À ses côtés, quelques mois après Kingsman, Mark Strong laisse à nouveau le sérieux qui caractérise la majorité de ses rôles récents au vestiaire et y va à fond. Sans aucun filtre, il se prête au jeu de Grimsby et impressionne par un sens de l’autodérision et du jusqu’au-boutisme assez hallucinant, créant ainsi un savant décalage pour beaucoup dans la réussite de l’ensemble. Et si Rebel Wilson, Isla Fisher, Penélope Cruz et Ian McShane s’avèrent plus attendus, leur présence est quoi qu’il en soit appréciable, tant elle confère un surplus de prestige à cette espèce de version salement déviante de James Bond. L’important demeure que le duo formé par Sacha Baron Cohen et Mark Strong fonctionne vraiment bien. L’alchimie est évidente, comme le naturel avec lequel Cohen se fond dans les frusques de Nobby, peut-être d’ailleurs à ce jour le meilleur des personnages de son répertoire comique. Tout aussi excessif que Borat, Nobby est par contre beaucoup plus touchant. Une émotion que le film distille avec parcimonie, lui donnant ainsi une véritable utilité dans le récit. Les vannes crades, aussi hilarantes que nombreuses, sont ainsi contrebalancées par un discours sur l’importance de la famille et des amis, et c’est très bien comme ça même si bien sûr, tout ceci n’est pas forcément très original.
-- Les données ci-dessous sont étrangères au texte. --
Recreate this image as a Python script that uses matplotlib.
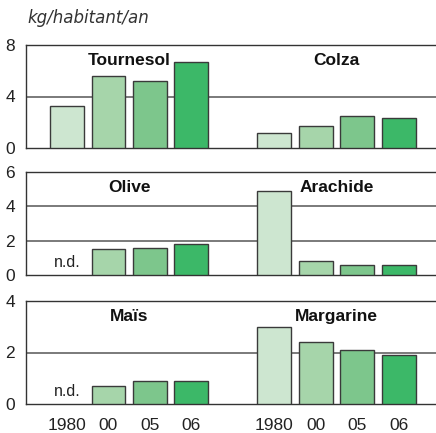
import matplotlib
matplotlib.use("Agg")
import matplotlib.pyplot as plt

years = ["1980", "00", "05", "06"]
colors = ["#cde6d0", "#a6d5aa", "#7dc68c", "#3cb868"]

rows = [
    {"left": "Tournesol", "left_vals": [3.3, 5.6, 5.2, 6.7],
     "right": "Colza", "right_vals": [1.2, 1.7, 2.5, 2.3],
     "ymax": 8, "ticks": [0, 4, 8]},
    {"left": "Olive", "left_vals": [None, 1.5, 1.6, 1.8],
     "right": "Arachide", "right_vals": [4.9, 0.8, 0.6, 0.6],
     "ymax": 6, "ticks": [0, 2, 4, 6]},
    {"left": "Maïs", "left_vals": [None, 0.7, 0.9, 0.9],
     "right": "Margarine", "right_vals": [3.0, 2.4, 2.1, 1.9],
     "ymax": 4, "ticks": [0, 2, 4]},
]

unit_label = "kg/habitant/an"
nd_label = "n.d."

plt.rcParams['font.family'] = ['Liberation Sans', 'DejaVu Sans']

W, H = 436, 433
fig = plt.figure(figsize=(W / 100, H / 100), dpi=100)

row_tops = [45, 172, 301]
ax_h = 103
left_px = 26

pos_left = [0, 1, 2, 3]
pos_right = [5, 6, 7, 8]

for r, row in enumerate(rows):
    top = row_tops[r]
    ax = fig.add_axes([left_px / W, (H - top - ax_h) / H, (W - left_px) / W, ax_h / H])
    ax.set_xlim(-0.99, 8.9)
    ax.set_ylim(0, row["ymax"])
    for vals, pos in ((row["left_vals"], pos_left), (row["right_vals"], pos_right)):
        for v, p, c in zip(vals, pos, colors):
            if v is None:
                ax.text(p, row["ymax"] * 0.05, nd_label,
                        ha="center", va="bottom", fontsize=11.5, color="#222")
                continue
            ax.bar(p, v, width=0.82, color=c, edgecolor="#3a3a3a", linewidth=1.0, zorder=3)
    # gridlines
    for t in row["ticks"][1:-1]:
        ax.axhline(t, color="#6f6f6f", lw=1.3, zorder=1)
    ax.set_yticks(row["ticks"])
    ax.set_yticklabels([str(t) for t in row["ticks"]], fontsize=12.5, color="#222")
    ax.tick_params(axis="y", length=0, pad=8)
    ax.spines["right"].set_visible(False)
    for s in ["top", "left", "bottom"]:
        ax.spines[s].set_color("#333333")
        ax.spines[s].set_linewidth(1.0)
    # titles
    ax.text(1.5, row["ymax"] * 0.85, row["left"], ha="center", va="center",
            fontsize=12.5, fontweight="bold", color="#111", zorder=4)
    ax.text(6.5, row["ymax"] * 0.85, row["right"], ha="center", va="center",
            fontsize=12.5, fontweight="bold", color="#111", zorder=4)
    if r == 2:
        ax.set_xticks(pos_left + pos_right)
        ax.set_xticklabels(years + years, fontsize=12.5, color="#222")
        ax.tick_params(axis="x", length=0, pad=10)
    else:
        ax.set_xticks([])

fig.text(27 / W, 1 - 18 / H, unit_label, ha="left", va="center",
         fontsize=12, style="italic", color="#333", family=["DejaVu Sans"])

fig.savefig("out.png", dpi=100)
Son originalité, Grimsby la tire de sa faculté à impressionner par son outrance, en permanence. Quand on pense qu’il est allé trop loin, le film s’amuse à passer un nouveau cap. Et si les situations sont drôles, les dialogues le sont tout autant, avec leurs petites références et leur goût prononcé pour la satire bien sentie sous couvert d’un comique de situation en forme de parodie plutôt hardcore. À titre d’exemple, les deux « caméos » sont particulièrement tordants. Qui verra rira, c’est garanti sur facture !
Rapide et furieux, Grimsby est aussi totalement insolent et agressif, sans oublier parfois, de jouer sur la corde sensible, en mettant notamment en lumière des personnages qu’il sait utiliser à leur juste valeur. Inévitablement, Sacha Baron Cohen en fait des caisses et parfois, mais vraiment rarement, le long-métrage pêche par excès. La plupart du temps néanmoins, l’outrance est utilisée à bon escient. Et tant pis si les deux gamins qui jouent les personnages jeunes au court de trop nombreux flash-backs ne sonnent pas juste, car le reste lui, met dans le mille.
Grimsby – Agent trop spécial est une franche réussite. Un vrai film d’action doublé d’une authentique comédie trash comme peu savent les faire. Sacha Baron Cohen a trouvé le bon équilibre. Son film est d’une puissance comique assez rare. C’est une ode au rire franc du collier. Le genre de comédie qui n’a jamais peur d’aller jusqu’au bout de ses idées, et tant pis si beaucoup auront vite fait de jouer les choqués. Ici le lâcher-prise est de mise.